YOUR TASK
Set down only the lines running from the one with "What TikZ code" to the one with "(subsidy) at (515,487)", both lines included, exactly as they stand, please.

TASK INPUT

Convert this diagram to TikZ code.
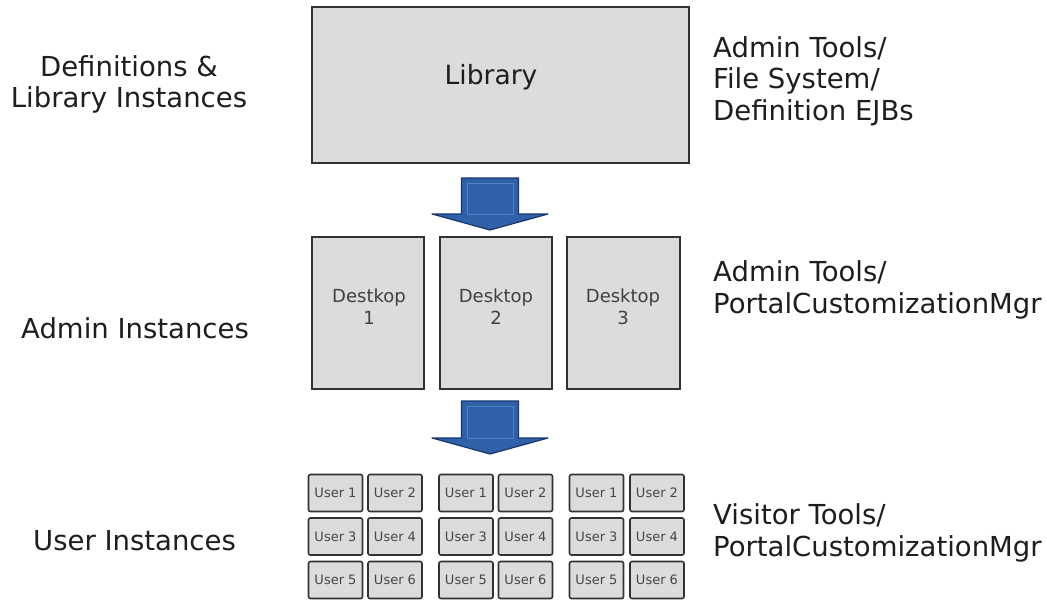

---

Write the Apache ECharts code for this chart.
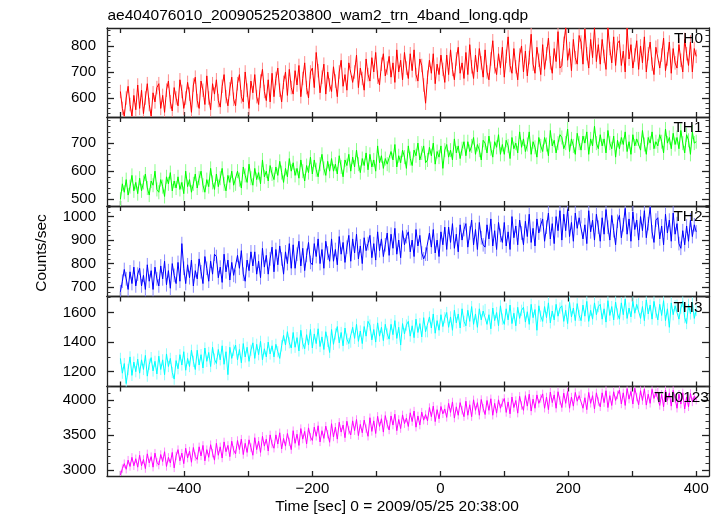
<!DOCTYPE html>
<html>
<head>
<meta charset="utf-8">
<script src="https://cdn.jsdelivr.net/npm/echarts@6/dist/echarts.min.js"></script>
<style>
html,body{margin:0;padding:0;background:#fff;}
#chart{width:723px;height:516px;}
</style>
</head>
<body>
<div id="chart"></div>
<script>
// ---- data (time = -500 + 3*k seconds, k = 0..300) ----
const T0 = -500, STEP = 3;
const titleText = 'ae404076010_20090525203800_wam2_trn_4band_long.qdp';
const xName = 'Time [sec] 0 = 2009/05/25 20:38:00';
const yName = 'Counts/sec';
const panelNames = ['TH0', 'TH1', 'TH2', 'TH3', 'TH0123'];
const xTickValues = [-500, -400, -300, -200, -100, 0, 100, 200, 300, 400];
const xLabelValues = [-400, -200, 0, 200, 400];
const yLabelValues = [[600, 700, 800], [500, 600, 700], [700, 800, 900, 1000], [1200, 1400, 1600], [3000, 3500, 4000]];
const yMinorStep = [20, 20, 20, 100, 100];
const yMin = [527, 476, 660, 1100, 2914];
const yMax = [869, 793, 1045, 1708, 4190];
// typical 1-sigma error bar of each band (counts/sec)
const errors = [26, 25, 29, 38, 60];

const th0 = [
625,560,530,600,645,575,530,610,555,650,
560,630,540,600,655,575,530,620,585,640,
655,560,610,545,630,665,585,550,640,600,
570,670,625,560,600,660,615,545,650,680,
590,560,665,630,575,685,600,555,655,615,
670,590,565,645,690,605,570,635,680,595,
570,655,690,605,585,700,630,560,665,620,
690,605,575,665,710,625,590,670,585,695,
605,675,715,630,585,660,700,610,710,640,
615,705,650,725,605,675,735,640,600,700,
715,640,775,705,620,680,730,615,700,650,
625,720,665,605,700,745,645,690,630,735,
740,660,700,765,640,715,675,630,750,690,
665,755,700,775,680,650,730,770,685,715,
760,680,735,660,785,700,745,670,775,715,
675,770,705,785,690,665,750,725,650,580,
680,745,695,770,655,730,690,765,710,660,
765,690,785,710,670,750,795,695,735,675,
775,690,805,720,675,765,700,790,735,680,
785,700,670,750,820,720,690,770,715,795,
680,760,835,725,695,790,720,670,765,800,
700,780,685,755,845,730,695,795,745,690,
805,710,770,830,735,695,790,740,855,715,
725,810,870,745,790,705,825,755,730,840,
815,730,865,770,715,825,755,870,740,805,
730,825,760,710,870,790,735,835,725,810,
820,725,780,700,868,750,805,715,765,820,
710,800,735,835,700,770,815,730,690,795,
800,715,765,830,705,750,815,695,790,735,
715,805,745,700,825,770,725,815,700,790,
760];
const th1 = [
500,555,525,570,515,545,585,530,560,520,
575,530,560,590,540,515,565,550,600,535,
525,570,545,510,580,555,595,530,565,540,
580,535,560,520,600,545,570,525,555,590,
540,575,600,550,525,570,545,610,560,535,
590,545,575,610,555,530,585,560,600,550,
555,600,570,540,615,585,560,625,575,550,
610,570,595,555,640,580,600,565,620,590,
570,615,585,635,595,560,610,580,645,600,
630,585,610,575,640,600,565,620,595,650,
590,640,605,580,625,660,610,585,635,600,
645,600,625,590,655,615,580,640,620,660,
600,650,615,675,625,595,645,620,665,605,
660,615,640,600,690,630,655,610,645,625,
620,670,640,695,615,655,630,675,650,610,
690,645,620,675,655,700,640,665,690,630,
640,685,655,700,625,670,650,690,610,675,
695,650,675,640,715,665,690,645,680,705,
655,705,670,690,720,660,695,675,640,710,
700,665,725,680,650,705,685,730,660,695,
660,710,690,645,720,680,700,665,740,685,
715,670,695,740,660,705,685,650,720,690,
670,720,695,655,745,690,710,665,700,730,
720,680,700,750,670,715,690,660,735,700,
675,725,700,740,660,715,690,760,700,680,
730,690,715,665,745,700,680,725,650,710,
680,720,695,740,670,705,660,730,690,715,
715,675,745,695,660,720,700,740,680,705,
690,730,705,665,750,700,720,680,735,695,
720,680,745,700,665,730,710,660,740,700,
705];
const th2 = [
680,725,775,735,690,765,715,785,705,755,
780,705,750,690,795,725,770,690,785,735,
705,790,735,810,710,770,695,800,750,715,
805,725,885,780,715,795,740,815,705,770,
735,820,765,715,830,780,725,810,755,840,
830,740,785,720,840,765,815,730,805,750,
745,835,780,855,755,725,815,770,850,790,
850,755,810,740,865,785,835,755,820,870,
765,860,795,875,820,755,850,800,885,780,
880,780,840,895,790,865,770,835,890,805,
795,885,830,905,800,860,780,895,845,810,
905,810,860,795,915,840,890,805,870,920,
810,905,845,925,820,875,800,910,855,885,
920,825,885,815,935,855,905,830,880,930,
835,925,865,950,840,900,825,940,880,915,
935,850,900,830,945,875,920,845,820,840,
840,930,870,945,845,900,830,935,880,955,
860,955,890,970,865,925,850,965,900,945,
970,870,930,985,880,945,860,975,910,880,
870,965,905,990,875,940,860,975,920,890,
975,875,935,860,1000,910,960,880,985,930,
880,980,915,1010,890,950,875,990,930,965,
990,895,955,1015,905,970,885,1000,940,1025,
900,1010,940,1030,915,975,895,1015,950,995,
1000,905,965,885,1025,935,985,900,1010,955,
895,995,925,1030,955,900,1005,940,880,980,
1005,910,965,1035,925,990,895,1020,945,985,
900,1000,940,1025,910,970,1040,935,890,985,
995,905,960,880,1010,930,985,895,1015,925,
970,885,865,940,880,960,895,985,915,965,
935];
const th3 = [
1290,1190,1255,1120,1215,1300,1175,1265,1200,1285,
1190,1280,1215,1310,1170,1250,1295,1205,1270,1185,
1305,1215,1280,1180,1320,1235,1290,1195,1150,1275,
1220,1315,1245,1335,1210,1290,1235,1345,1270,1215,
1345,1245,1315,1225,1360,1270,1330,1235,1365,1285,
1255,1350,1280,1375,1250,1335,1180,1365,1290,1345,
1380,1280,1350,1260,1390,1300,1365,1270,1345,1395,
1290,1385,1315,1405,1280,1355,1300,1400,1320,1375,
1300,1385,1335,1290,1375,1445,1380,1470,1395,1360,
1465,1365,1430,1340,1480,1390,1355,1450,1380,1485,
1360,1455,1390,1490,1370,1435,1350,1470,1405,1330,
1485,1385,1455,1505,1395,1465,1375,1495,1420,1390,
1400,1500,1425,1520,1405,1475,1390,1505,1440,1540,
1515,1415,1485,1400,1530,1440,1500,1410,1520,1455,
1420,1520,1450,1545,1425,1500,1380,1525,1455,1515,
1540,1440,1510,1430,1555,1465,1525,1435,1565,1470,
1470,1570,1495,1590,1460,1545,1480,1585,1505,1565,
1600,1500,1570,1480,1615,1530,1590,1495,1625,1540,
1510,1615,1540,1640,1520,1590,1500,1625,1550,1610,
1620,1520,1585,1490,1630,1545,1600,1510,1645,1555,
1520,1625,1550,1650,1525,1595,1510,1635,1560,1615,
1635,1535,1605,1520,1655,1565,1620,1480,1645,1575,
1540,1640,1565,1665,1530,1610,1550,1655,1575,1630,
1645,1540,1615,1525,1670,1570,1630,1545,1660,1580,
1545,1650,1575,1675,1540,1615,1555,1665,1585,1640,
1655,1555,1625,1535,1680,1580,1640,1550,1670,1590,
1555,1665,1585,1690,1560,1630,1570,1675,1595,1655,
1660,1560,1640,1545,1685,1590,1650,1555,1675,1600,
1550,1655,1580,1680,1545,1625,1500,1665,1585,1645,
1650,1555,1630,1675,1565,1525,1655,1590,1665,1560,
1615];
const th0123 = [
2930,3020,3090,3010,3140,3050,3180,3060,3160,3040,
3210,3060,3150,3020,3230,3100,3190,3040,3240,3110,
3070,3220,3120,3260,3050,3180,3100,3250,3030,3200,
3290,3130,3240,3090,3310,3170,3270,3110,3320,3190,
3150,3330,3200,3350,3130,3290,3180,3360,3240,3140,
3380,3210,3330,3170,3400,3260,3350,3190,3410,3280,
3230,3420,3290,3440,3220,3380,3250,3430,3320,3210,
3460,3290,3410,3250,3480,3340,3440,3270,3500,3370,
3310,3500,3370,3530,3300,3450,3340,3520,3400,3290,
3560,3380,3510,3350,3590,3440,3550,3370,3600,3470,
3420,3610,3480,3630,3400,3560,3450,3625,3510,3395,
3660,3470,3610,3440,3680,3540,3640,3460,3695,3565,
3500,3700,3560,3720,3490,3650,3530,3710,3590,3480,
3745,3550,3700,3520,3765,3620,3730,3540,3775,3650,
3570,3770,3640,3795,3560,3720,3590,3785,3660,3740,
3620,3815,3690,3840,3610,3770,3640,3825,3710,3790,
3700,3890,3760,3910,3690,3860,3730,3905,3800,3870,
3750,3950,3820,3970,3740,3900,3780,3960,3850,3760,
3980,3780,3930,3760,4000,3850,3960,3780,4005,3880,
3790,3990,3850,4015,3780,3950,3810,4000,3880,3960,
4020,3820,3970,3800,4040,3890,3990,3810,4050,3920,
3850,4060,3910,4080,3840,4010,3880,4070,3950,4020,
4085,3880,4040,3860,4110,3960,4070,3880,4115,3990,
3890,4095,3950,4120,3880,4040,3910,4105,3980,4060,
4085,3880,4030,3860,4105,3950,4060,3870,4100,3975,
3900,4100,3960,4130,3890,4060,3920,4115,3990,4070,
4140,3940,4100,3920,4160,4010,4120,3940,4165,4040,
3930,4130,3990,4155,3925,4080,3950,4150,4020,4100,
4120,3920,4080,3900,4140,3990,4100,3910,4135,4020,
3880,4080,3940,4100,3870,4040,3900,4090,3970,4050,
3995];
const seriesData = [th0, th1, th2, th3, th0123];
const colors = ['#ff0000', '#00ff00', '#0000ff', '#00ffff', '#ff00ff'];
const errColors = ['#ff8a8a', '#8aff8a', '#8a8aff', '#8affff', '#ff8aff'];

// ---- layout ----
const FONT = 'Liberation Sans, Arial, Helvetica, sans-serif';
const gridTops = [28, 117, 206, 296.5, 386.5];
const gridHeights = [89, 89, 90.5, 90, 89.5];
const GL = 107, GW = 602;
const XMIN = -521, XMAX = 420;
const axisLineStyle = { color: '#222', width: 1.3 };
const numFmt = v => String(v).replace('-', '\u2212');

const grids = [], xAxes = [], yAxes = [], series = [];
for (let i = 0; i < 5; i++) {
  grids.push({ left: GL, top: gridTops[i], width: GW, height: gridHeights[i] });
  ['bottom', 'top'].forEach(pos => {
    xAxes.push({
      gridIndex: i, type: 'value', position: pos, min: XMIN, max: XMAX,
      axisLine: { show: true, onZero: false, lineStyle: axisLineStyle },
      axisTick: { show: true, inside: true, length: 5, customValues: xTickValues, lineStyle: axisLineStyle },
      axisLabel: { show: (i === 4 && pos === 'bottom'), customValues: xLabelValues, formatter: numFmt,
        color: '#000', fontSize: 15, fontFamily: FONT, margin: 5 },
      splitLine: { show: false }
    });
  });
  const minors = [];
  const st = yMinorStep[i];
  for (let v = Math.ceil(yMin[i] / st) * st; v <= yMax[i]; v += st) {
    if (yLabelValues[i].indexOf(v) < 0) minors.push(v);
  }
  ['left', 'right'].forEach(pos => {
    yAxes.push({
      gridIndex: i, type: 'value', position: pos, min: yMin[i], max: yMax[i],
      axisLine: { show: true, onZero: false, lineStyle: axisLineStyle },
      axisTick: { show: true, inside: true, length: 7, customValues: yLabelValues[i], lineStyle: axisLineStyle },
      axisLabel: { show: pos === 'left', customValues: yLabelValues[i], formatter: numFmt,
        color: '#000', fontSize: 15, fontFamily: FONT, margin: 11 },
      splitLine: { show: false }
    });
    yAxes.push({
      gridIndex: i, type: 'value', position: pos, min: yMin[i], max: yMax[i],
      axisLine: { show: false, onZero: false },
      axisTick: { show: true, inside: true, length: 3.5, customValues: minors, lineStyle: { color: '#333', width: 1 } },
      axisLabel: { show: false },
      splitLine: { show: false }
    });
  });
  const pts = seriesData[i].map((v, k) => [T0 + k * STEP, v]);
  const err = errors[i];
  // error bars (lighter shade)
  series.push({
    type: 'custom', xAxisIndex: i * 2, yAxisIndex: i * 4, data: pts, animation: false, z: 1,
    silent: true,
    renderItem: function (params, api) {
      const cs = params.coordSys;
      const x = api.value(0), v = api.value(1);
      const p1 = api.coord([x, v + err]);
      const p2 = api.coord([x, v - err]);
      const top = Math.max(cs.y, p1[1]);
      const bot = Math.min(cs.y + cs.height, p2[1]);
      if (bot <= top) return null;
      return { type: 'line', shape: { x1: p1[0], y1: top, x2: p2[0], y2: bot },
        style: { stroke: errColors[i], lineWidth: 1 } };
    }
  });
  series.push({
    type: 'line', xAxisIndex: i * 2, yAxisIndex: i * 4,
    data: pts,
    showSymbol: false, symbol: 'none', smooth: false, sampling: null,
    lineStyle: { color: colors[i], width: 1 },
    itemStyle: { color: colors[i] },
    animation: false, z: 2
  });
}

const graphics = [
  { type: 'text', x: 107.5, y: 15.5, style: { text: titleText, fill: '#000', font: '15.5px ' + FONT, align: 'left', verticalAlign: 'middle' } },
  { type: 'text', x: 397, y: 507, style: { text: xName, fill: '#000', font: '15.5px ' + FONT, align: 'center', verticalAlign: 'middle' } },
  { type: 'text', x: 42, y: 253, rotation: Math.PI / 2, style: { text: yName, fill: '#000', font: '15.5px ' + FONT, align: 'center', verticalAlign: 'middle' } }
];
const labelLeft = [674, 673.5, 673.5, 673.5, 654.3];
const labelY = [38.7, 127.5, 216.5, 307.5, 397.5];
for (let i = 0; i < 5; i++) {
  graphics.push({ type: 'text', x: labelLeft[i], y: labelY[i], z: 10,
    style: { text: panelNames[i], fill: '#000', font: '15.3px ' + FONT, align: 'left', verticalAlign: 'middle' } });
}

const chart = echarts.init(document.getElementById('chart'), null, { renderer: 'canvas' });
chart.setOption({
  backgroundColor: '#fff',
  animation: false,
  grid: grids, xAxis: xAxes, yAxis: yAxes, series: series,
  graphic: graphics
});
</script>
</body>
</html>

---

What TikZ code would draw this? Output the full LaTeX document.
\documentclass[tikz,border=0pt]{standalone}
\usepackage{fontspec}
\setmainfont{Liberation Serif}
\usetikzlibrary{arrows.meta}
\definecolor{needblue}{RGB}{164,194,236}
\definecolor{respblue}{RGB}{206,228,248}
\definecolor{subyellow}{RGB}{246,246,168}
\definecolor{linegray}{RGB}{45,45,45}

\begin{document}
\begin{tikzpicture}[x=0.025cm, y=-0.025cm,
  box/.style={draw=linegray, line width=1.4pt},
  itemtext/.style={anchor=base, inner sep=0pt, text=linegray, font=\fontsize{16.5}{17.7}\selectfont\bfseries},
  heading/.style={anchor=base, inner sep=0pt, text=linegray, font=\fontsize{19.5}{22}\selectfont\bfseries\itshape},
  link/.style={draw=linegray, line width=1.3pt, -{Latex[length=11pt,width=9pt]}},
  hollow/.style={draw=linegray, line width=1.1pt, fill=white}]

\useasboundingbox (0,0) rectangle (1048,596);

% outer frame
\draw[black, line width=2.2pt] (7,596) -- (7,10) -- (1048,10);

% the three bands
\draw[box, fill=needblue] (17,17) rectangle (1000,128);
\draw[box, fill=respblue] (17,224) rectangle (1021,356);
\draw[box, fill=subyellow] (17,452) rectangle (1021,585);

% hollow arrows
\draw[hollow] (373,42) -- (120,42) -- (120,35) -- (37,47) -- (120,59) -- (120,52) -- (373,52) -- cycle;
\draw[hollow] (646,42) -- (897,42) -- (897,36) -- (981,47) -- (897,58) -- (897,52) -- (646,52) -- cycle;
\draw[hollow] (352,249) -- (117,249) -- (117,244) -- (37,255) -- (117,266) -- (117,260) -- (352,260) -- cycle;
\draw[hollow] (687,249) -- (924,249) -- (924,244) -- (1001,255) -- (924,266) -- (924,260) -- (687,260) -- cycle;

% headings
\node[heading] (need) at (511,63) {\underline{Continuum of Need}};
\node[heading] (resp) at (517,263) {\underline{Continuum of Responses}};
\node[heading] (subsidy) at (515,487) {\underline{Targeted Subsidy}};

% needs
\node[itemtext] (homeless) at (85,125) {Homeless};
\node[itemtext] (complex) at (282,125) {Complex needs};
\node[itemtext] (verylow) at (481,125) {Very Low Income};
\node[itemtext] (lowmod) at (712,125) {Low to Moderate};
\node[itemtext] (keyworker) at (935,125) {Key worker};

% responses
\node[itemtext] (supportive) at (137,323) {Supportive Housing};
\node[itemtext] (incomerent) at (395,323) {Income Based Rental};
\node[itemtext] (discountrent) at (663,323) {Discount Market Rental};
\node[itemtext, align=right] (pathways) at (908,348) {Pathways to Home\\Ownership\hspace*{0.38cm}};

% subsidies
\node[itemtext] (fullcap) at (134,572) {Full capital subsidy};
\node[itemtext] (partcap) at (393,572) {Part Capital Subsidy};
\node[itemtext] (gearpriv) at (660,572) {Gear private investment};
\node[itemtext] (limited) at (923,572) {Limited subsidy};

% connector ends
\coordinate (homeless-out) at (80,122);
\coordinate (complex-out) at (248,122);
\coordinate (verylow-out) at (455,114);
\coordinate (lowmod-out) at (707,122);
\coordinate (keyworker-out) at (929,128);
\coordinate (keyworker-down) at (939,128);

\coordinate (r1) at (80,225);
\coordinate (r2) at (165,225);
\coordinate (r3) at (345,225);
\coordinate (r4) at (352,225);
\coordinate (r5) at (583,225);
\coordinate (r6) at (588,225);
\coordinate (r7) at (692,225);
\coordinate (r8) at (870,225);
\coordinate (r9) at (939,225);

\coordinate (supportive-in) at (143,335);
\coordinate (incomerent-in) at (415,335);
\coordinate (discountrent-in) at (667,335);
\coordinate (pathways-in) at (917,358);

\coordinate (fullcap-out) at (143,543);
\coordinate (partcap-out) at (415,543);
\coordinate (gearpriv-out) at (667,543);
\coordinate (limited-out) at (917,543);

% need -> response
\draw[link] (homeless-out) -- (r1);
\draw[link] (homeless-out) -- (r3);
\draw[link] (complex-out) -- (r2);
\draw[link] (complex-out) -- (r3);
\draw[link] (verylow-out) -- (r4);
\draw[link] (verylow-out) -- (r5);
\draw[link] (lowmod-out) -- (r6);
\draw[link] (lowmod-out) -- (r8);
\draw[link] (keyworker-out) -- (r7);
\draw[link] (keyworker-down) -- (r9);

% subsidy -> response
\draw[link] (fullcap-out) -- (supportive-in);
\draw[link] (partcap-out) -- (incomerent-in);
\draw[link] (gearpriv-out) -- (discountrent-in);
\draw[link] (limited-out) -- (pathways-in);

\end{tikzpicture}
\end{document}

RESULT
What TikZ code would draw this? Output the full LaTeX document.
\documentclass[tikz,border=0pt]{standalone}
\usepackage{fontspec}
\setmainfont{Liberation Serif}
\usetikzlibrary{arrows.meta}
\definecolor{needblue}{RGB}{164,194,236}
\definecolor{respblue}{RGB}{206,228,248}
\definecolor{subyellow}{RGB}{246,246,168}
\definecolor{linegray}{RGB}{45,45,45}

\begin{document}
\begin{tikzpicture}[x=0.025cm, y=-0.025cm,
  box/.style={draw=linegray, line width=1.4pt},
  itemtext/.style={anchor=base, inner sep=0pt, text=linegray, font=\fontsize{16.5}{17.7}\selectfont\bfseries},
  heading/.style={anchor=base, inner sep=0pt, text=linegray, font=\fontsize{19.5}{22}\selectfont\bfseries\itshape},
  link/.style={draw=linegray, line width=1.3pt, -{Latex[length=11pt,width=9pt]}},
  hollow/.style={draw=linegray, line width=1.1pt, fill=white}]

\useasboundingbox (0,0) rectangle (1048,596);

% outer frame
\draw[black, line width=2.2pt] (7,596) -- (7,10) -- (1048,10);

% the three bands
\draw[box, fill=needblue] (17,17) rectangle (1000,128);
\draw[box, fill=respblue] (17,224) rectangle (1021,356);
\draw[box, fill=subyellow] (17,452) rectangle (1021,585);

% hollow arrows
\draw[hollow] (373,42) -- (120,42) -- (120,35) -- (37,47) -- (120,59) -- (120,52) -- (373,52) -- cycle;
\draw[hollow] (646,42) -- (897,42) -- (897,36) -- (981,47) -- (897,58) -- (897,52) -- (646,52) -- cycle;
\draw[hollow] (352,249) -- (117,249) -- (117,244) -- (37,255) -- (117,266) -- (117,260) -- (352,260) -- cycle;
\draw[hollow] (687,249) -- (924,249) -- (924,244) -- (1001,255) -- (924,266) -- (924,260) -- (687,260) -- cycle;

% headings
\node[heading] (need) at (511,63) {\underline{Continuum of Need}};
\node[heading] (resp) at (517,263) {\underline{Continuum of Responses}};
\node[heading] (subsidy) at (515,487) {\underline{Targeted Subsidy}};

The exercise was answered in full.